Return the lines where the word "this" occurs.

• _Excerpted data_:
— BEGIN —
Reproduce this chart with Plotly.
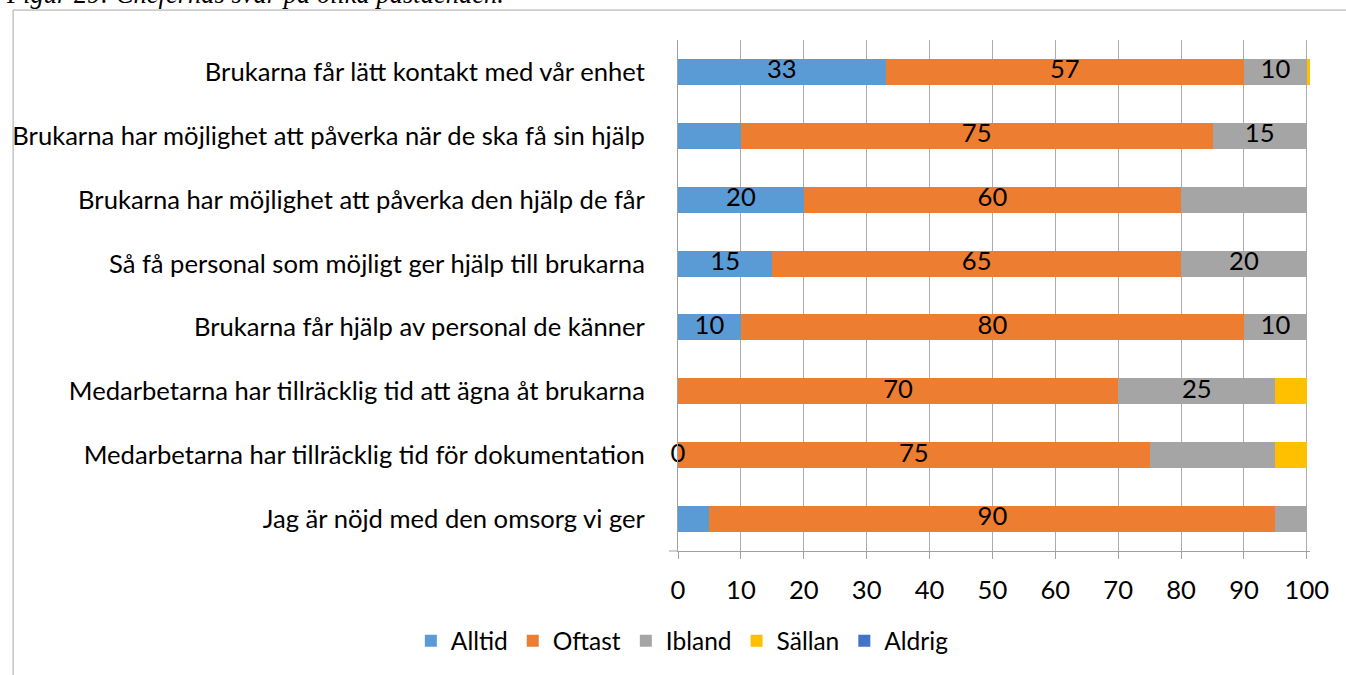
— END —
— BEGIN —
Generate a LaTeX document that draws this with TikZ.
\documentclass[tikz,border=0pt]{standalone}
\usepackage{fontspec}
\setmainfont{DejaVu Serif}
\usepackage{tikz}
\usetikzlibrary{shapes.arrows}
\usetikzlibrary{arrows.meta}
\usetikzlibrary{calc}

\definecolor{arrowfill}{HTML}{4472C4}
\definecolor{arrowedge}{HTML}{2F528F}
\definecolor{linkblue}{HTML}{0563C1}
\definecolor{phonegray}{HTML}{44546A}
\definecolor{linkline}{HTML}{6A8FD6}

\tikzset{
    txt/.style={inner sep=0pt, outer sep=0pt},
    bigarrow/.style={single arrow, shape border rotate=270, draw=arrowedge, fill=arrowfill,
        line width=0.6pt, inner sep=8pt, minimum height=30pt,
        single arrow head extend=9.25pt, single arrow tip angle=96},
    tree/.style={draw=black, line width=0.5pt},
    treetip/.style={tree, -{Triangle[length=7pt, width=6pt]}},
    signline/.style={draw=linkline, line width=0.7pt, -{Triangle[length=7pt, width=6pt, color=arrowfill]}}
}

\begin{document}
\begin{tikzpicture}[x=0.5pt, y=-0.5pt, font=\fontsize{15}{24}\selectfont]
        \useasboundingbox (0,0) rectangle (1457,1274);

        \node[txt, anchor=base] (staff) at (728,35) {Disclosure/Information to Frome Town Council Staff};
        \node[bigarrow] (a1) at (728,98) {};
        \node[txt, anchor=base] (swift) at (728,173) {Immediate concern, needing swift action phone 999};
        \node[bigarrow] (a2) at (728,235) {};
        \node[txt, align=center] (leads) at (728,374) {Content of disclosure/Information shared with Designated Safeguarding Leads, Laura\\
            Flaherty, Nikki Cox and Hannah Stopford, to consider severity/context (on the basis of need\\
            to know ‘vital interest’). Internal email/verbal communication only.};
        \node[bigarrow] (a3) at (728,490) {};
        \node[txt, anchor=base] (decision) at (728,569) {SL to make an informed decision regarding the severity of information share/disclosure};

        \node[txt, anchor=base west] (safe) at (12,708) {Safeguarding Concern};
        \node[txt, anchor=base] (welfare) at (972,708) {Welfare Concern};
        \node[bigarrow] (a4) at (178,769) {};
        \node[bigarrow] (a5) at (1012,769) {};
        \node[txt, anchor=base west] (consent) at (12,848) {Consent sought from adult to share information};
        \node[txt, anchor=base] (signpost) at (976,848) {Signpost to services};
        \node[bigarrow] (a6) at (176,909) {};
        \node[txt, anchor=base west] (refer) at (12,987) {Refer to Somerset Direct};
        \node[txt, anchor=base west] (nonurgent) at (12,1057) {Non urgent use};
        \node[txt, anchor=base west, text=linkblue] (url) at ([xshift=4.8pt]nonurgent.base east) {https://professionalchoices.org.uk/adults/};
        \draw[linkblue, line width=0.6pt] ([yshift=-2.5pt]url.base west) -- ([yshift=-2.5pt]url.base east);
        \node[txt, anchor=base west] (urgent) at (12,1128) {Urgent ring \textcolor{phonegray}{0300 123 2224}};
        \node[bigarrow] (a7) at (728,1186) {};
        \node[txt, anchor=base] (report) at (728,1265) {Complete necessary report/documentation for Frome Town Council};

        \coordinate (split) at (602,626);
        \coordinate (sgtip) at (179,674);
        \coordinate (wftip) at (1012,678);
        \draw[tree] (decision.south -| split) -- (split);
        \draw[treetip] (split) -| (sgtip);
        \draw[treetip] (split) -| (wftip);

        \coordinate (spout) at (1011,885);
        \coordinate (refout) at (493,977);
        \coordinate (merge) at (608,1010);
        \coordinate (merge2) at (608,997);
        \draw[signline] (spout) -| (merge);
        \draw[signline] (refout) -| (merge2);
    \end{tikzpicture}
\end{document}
— END —
— BEGIN —
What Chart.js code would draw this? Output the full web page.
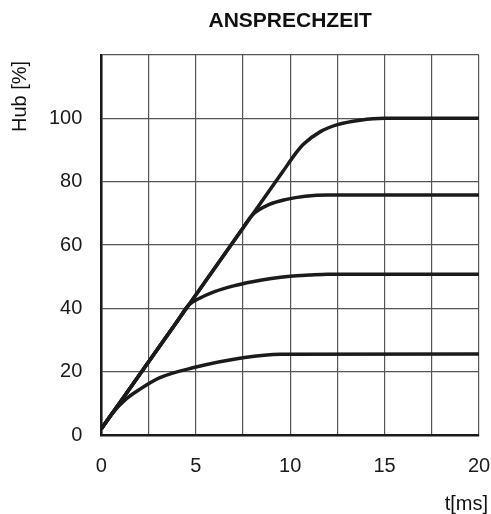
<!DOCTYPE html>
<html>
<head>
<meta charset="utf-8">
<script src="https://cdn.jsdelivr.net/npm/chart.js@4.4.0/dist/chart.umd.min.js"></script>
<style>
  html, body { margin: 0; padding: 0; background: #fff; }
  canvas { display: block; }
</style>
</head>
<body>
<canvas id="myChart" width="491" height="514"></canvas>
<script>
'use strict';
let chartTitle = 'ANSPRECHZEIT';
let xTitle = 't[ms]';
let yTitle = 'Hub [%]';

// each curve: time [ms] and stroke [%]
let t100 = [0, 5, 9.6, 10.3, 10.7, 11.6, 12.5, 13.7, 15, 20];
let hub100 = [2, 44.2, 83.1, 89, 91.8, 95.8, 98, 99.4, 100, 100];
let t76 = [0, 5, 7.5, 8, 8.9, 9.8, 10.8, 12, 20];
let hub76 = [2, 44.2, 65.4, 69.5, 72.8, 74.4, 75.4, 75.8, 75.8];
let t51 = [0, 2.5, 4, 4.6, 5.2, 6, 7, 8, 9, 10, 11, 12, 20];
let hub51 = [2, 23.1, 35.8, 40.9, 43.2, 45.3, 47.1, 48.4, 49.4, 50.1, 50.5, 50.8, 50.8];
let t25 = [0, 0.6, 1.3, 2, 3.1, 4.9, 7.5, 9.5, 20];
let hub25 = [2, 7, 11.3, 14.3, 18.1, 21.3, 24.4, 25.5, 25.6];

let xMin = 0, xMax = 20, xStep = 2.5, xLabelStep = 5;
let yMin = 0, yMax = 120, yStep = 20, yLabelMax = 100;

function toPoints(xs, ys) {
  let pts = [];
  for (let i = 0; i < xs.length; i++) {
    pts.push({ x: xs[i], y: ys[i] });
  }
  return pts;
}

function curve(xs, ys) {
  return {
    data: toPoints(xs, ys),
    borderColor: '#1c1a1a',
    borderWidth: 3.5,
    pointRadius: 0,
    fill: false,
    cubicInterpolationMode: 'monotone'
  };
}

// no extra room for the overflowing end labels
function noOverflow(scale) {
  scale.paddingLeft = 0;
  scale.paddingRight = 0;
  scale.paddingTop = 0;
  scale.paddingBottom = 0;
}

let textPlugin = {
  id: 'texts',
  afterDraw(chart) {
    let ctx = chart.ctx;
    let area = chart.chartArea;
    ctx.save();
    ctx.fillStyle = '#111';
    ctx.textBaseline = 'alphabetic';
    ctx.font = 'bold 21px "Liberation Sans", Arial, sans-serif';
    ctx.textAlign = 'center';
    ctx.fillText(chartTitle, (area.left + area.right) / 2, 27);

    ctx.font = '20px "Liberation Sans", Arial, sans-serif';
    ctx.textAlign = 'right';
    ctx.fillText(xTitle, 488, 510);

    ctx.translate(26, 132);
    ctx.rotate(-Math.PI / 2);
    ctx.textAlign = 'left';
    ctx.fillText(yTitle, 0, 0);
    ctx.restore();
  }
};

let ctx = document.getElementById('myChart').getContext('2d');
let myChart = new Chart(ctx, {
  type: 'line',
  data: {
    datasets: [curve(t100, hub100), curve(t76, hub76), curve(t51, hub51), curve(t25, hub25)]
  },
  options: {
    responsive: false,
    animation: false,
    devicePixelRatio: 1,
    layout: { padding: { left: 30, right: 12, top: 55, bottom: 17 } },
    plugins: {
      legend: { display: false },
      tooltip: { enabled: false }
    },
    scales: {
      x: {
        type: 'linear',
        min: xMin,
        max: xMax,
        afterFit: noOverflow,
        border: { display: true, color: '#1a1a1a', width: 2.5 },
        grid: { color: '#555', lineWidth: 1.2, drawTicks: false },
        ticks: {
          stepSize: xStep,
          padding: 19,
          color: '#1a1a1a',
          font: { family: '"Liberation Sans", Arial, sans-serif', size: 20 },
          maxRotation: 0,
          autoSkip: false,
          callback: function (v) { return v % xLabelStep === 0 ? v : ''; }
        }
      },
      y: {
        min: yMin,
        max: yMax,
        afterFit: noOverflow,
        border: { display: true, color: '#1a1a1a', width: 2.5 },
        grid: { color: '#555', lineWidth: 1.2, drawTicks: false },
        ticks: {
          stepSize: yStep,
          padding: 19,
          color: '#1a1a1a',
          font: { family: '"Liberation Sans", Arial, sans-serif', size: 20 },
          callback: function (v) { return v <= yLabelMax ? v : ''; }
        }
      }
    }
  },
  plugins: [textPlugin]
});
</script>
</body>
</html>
— END —
• _Output_:
Reproduce this chart with Plotly.
Generate a LaTeX document that draws this with TikZ.
What Chart.js code would draw this? Output the full web page.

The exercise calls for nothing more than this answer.